Even where these conditions might exist, additional considerations should be factored into determining whether to make an act of non-compliance a criminal offence, including determining whether the non-compliance was deliberate or malicious; if it is an isolated incident or part of a broader pattern of non-compliance; whether the non-compliance caused any harm to public interest or democratic oversight; and whether there are civil or administrative remedies that can be equally or more ineffective.

Alongside a few instance when criminal sanctions might be appropriate, a strong administrative sanctions regime should also be developed and made part of the framework. Such administrative sanctions can be incorporated directly into the amended Act with a clear enforcement mechanism.

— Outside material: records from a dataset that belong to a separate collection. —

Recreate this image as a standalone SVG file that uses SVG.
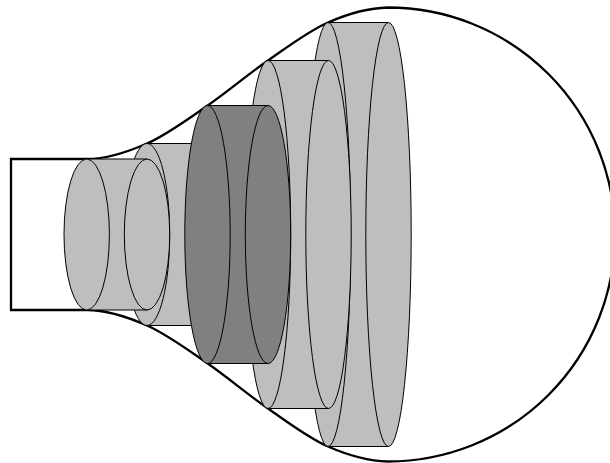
<svg xmlns="http://www.w3.org/2000/svg" width="610" height="463" viewBox="0 0 610 463">
<style>
.light{fill:#bebebe}
.dark{fill:#808080}
.cyl *{stroke:#000;stroke-width:1}
.outline{fill:none;stroke:#000;stroke-width:2.3}
</style>
<rect width="610" height="463" fill="#fff"/>
<g id="connectors">
<path class="outline" d="M87,159 H11 V310 H87 C107,310 127,316.7 147,325.5 C167,334.3 187,349.3 207,363 C227,376.7 248,394.7 268,408.5 C288,422.3 308,437.7 328,446.5 C348,455.3 368,461 388,461.5 A227,227 0 0 0 388,7.5 C368,8 348,13.7 328,22.5 C308,31.3 288,46.7 268,60.5 C248,74.3 227,92.3 207,106 C187,119.7 167,134.7 147,143.5 C127,152.3 107,159 87,159 Z"/>
</g>
<g id="cylinder5" class="cyl light">
<path d="M328,22.5 H388.5 V446.5 H328 Z"/>
<ellipse cx="328" cy="234.5" rx="22.7" ry="212"/>
<ellipse cx="388.5" cy="234.5" rx="22.7" ry="212"/>
</g>
<g id="cylinder4" class="cyl light">
<path d="M268,60.5 H328.5 V408.5 H268 Z"/>
<ellipse cx="268" cy="234.5" rx="22.7" ry="174"/>
<ellipse cx="328.5" cy="234.5" rx="22.7" ry="174"/>
</g>
<g id="cylinder2" class="cyl light">
<path d="M147,143.500 H207 V325.500 H147 Z"/>
<ellipse cx="147" cy="234.500" rx="22.700" ry="91"/>
</g>
<g id="cylinder3" class="cyl dark">
<path d="M207.500,105.500 H268 V363.500 H207.500 Z"/>
<ellipse cx="207.500" cy="234.500" rx="22.700" ry="129"/>
<ellipse cx="268" cy="234.500" rx="22.700" ry="129"/>
</g>
<g id="cylinder1" class="cyl light">
<path d="M86.700,159 H147 V310 H86.700 Z"/>
<ellipse cx="86.700" cy="234.500" rx="22.700" ry="75.500"/>
<ellipse cx="147" cy="234.500" rx="22.700" ry="75.500"/>
</g>
</svg>
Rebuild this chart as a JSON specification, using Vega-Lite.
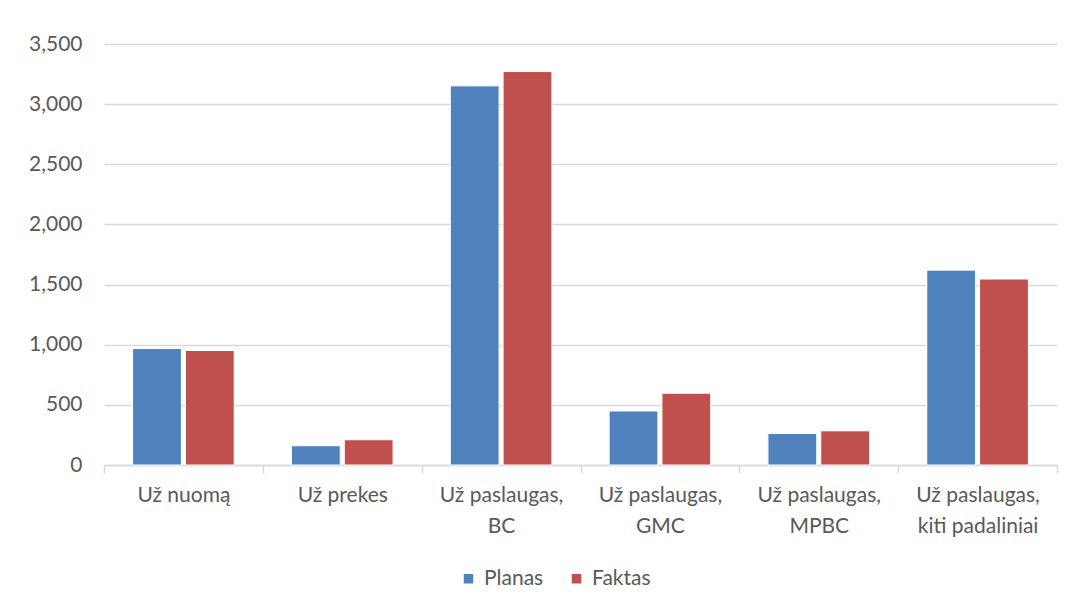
{
  "$schema": "https://vega.github.io/schema/vega-lite/v6.json",
  "width": 953,
  "height": 421,
  "autosize": {"type": "none"},
  "padding": {"left": 104, "top": 44, "right": 17, "bottom": 144},
  "background": "white",
  "data": {
    "values": [
      {"category": "Už nuomą", "series": "Planas", "value": 968},
      {"category": "Už nuomą", "series": "Faktas", "value": 952},
      {"category": "Už prekes", "series": "Planas", "value": 160},
      {"category": "Už prekes", "series": "Faktas", "value": 210},
      {"category": "Už paslaugas, BC", "series": "Planas", "value": 3152},
      {"category": "Už paslaugas, BC", "series": "Faktas", "value": 3271},
      {"category": "Už paslaugas, GMC", "series": "Planas", "value": 449},
      {"category": "Už paslaugas, GMC", "series": "Faktas", "value": 597},
      {"category": "Už paslaugas, MPBC", "series": "Planas", "value": 262},
      {"category": "Už paslaugas, MPBC", "series": "Faktas", "value": 284},
      {"category": "Už paslaugas, kiti padaliniai", "series": "Planas", "value": 1620},
      {"category": "Už paslaugas, kiti padaliniai", "series": "Faktas", "value": 1546}
    ]
  },
  "mark": {"type": "bar", "stroke": "white", "strokeWidth": 1},
  "encoding": {
    "x": {
      "field": "category",
      "type": "nominal",
      "sort": null,
      "title": null,
      "scale": {"paddingInner": 0, "paddingOuter": 0},
      "axis": {
        "labelAngle": 0,
        "tickBand": "extent",
        "ticks": true,
        "tickSize": 8,
        "tickColor": "#D9D9D9",
        "tickWidth": 1.5,
        "domainColor": "#D9D9D9",
        "domainWidth": 1.5,
        "labelPadding": 11,
        "labelLineHeight": 31,
        "labelExpr": "indexof(datum.label, ', ') > 0 ? [slice(datum.label, 0, indexof(datum.label, ', ') + 1), slice(datum.label, indexof(datum.label, ', ') + 2)] : datum.label"
      }
    },
    "xOffset": {
      "field": "series",
      "type": "nominal",
      "sort": ["Planas", "Faktas"],
      "scale": {"paddingInner": 0.076, "paddingOuter": 0.542}
    },
    "y": {
      "field": "value",
      "type": "quantitative",
      "title": null,
      "scale": {"domain": [0, 3500]},
      "axis": {
        "values": [0, 500, 1000, 1500, 2000, 2500, 3000, 3500],
        "format": ",.0f",
        "domain": false,
        "ticks": false,
        "labelPadding": 22,
        "gridColor": "#D9D9D9",
        "gridWidth": 1.5
      }
    },
    "color": {
      "field": "series",
      "type": "nominal",
      "sort": ["Planas", "Faktas"],
      "scale": {"domain": ["Planas", "Faktas"], "range": ["#4F81BD", "#C0504D"]},
      "legend": {
        "title": null,
        "orient": "none",
        "legendX": 354,
        "legendY": 524,
        "direction": "horizontal",
        "symbolType": "square",
        "symbolSize": 90,
        "symbolStrokeWidth": 0,
        "columnPadding": 22,
        "labelOffset": 5
      }
    }
  },
  "config": {
    "font": "Lato",
    "axis": {
      "labelFont": "Lato",
      "labelFontSize": 21,
      "labelColor": "#595959"
    },
    "legend": {
      "labelFont": "Lato",
      "labelFontSize": 21,
      "labelColor": "#595959"
    },
    "view": {"stroke": null}
  }
}
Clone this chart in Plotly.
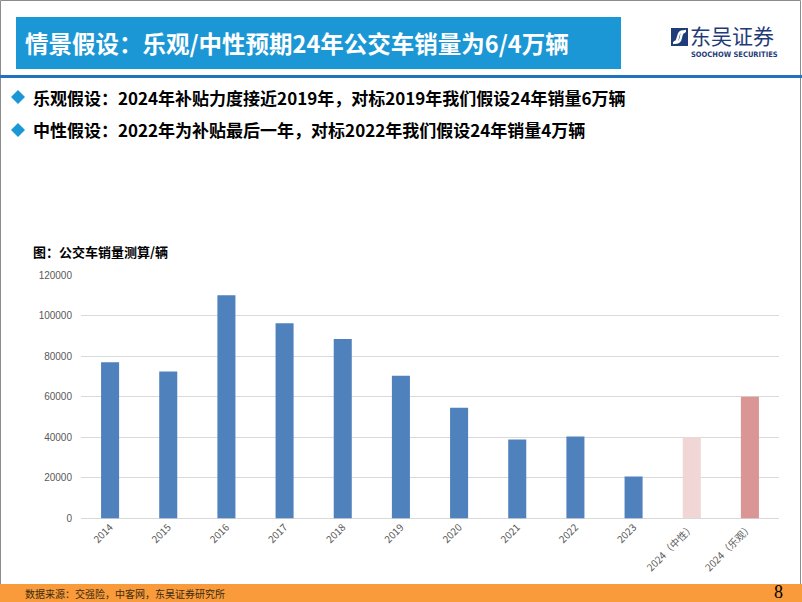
import plotly.graph_objects as go

# ---- data ----
categories = ["2014", "2015", "2016", "2017", "2018", "2019", "2020", "2021", "2022", "2023",
              "2024（中性）", "2024（乐观）"]
sales = [77000, 72500, 110000, 96200, 88400, 70400, 54600, 38900, 40400, 20700, 40000, 60000]
bar_colors = ["#4F81BD"] * 10 + ["#F0D6D5", "#D99694"]
y_ticks = [0, 20000, 40000, 60000, 80000, 100000, 120000]

W, H = 802, 602
def px(x): return x / W
def py(y): return 1 - y / H

fig = go.Figure(go.Bar(x=categories, y=sales, marker=dict(color=bar_colors, line=dict(width=0)),
                       width=0.31, hoverinfo="x+y"))

CJK = "Noto Sans CJK SC"

shapes = [
    # slide frame
    dict(type="rect", xref="paper", yref="paper", x0=px(0.5), x1=px(800.5), y0=py(601.5), y1=py(0.5),
         line=dict(color="#8C8C8C", width=1), fillcolor="rgba(0,0,0,0)", layer="below"),
    # title bar
    dict(type="rect", xref="paper", yref="paper", x0=px(16), x1=px(621), y0=py(69), y1=py(17),
         line=dict(width=0), fillcolor="#1C97D5", layer="below"),
    # header rule
    dict(type="rect", xref="paper", yref="paper", x0=px(0), x1=px(802), y0=py(78), y1=py(75),
         line=dict(width=0), fillcolor="#1F72BD", layer="below"),
    # footer bar
    dict(type="rect", xref="paper", yref="paper", x0=px(0), x1=px(802), y0=py(602), y1=py(584),
         line=dict(width=0), fillcolor="#F99B3A", layer="below"),
    # logo icon
    dict(type="rect", xref="paper", yref="paper", x0=px(671), x1=px(688), y0=py(46), y1=py(28),
         line=dict(width=0), fillcolor="#1F3C78", layer="above"),
    dict(type="path", xref="paper", yref="paper",
         path=f"M {px(674)},{py(42)} Q {px(680)},{py(44)} {px(681)},{py(37)} Q {px(682)},{py(31)} {px(686)},{py(31)}",
         line=dict(color="white", width=2.4), layer="above"),
    dict(type="path", xref="paper", yref="paper",
         path=f"M {px(685)},{py(32)} Q {px(679)},{py(30)} {px(678)},{py(37)} Q {px(677)},{py(43)} {px(673)},{py(43)}",
         line=dict(color="white", width=2.4), layer="above"),
]
# bullet diamonds
for cy in (97, 130):
    cx, r = 18, 7
    shapes.append(dict(type="path", xref="paper", yref="paper",
                       path=f"M {px(cx)},{py(cy-r)} L {px(cx+r)},{py(cy)} L {px(cx)},{py(cy+r)} L {px(cx-r)},{py(cy)} Z",
                       fillcolor="#1C97D5", line=dict(width=0)))

def ann(text, x, y, size, color="black", family=CJK, xanchor="left", bold=False):
    t = f"<b>{text}</b>" if bold else text
    return dict(text=t, x=px(x), y=py(y), xref="paper", yref="paper", xanchor=xanchor, yanchor="middle",
                showarrow=False, font=dict(size=size, color=color, family=family))

annotations = [
    ann("情景假设：乐观/中性预期24年公交车销量为6/4万辆", 23, 43, 23.5, color="white", bold=True),
    ann("乐观假设：2024年补贴力度接近2019年，对标2019年我们假设24年销量6万辆", 31, 97, 17, bold=True),
    ann("中性假设：2022年为补贴最后一年，对标2022年我们假设24年销量4万辆", 31, 130, 17, bold=True),
    ann("图：公交车销量测算/辆", 31, 251, 13, bold=True),
    ann("东吴证券", 688, 35, 21, color="#1F3C78"),
    ann("<b>SOOCHOW SECURITIES</b>", 689, 55, 7.5, color="#1F3C78", family="DejaVu Sans Condensed"),
    ann("数据来源：交强险，中客网，东吴证券研究所", 23, 593, 10, color="#3A2A10"),
    ann("8", 785, 592, 18, color="black", family="Liberation Serif", xanchor="right"),
]

fig.update_layout(
    width=W, height=H,
    margin=dict(l=0, r=0, t=0, b=0),
    paper_bgcolor="white", plot_bgcolor="white",
    showlegend=False,
    shapes=shapes, annotations=annotations,
    bargap=0.69,
    xaxis=dict(domain=[px(81), px(779)], automargin=False, tickangle=-45,
               tickfont=dict(size=10, color="#595959", family="Noto Sans CJK SC"),
               showline=False, ticks="", showgrid=False),
    yaxis=dict(domain=[py(518.5), py(275)], automargin=False, range=[0, 120000],
               tickvals=y_ticks, ticktext=[str(v) for v in y_ticks],
               tickfont=dict(size=10, color="#595959", family="Liberation Sans"),
               showgrid=True, gridcolor="#D9D9D9", gridwidth=1,
               zeroline=True, zerolinecolor="#D9D9D9", zerolinewidth=1,
               showline=False, ticks="", ticklen=0),
)
fig.update_yaxes(ticklabelstandoff=8)

fig.write_html("out.html", config={"displayModeBar": False},
               post_script="document.body.style.margin='0';document.body.style.overflow='hidden';")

An alternative approach could be for the Act to authorize the Attorney-General to develop and adopt a set of administrative sanctions

A third option could be for the sanctions and the sanctions process to be linked to the Federal Government’s Public Service Rules and enforced through the mechanism of the public service administration.

The current Public Service Rules already offences related to information, categorized as Misconduct and Serious Misconduct.

Misconduct includes offences such as deliberate delay in treating official document; failure to keep records; unauthorized removal of public records; negligence; and discourteous behaviour to the public.

Serious Misconduct includes offences such as falsification of records; suppression of records; withholding of files; unauthorized disclosure of official information; and violation of Oath of secrecy.

However, the Public Service Rules will likely still require some amendment to properly contextualize the sanctions and their enforcement.

But a challenge remains regarding how they would apply to public institutions and officials at the State level and private bodies to which the Act applies.